A rapid removal of the 1.12-real-per-liter diesel subsidy, he said, could trigger a sharp increase in prices, because the recent fall in oil prices following a preliminary peace deal between the U.S. and Iran has not yet been fully passed on to consumers.

The price of Brent crude LCOc1 soared to above $118 a barrel following the start of the war in the Middle East in late February. It was trading at $71.51 a barrel on Thursday.

Brazil's government is also considering whether to end or reduce a 12% export tax on crude oil imposed in March.

"We certainly will not keep it under the current scenario," Moretti said.

The executive order establishing the tax expires next week. But the government could keep it in place at a lower rate through an administrative decision, he added.

Dividend tax shortfall. Despite weak revenue from a dividend tax introduced in January to offset a tax break for middle-income households, Moretti said no additional measures would be needed to cover the shortfall.

The minister said stronger-than-expected collections in other areas, which he did not specify, would comfortably make up the difference.
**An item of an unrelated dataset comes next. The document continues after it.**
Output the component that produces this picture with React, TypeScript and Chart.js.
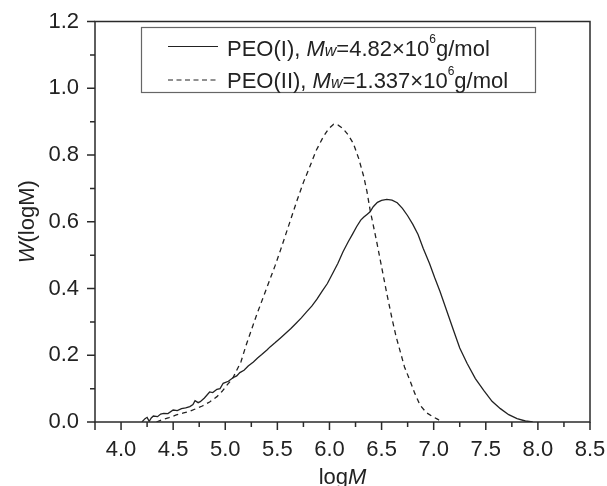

"In the worst case, any difficulty in achieving the target would be addressed through spending freezes," he added.

According to Moretti, the next bimonthly revenue and expenditure report, due later this month, will show the government remains on track to achieve its fiscal target of a primary surplus equivalent to 0.25% of gross domestic product this year.

Because that goal includes a tolerance band of 0.25 percentage points on either side and allows some expenditures to be excluded from calculations, the government could effectively post a primary deficit of up to 0.50% of GDP and still meet the rule.

President Luiz Inacio Lula da Silva's government has operated since May under a 23.7 billion reais spending block due to pressure from mandatory spending.

Moretti said the government's economic team expects no significant easing in expenditure pressures, though it may be able to partially reverse the spending block this month.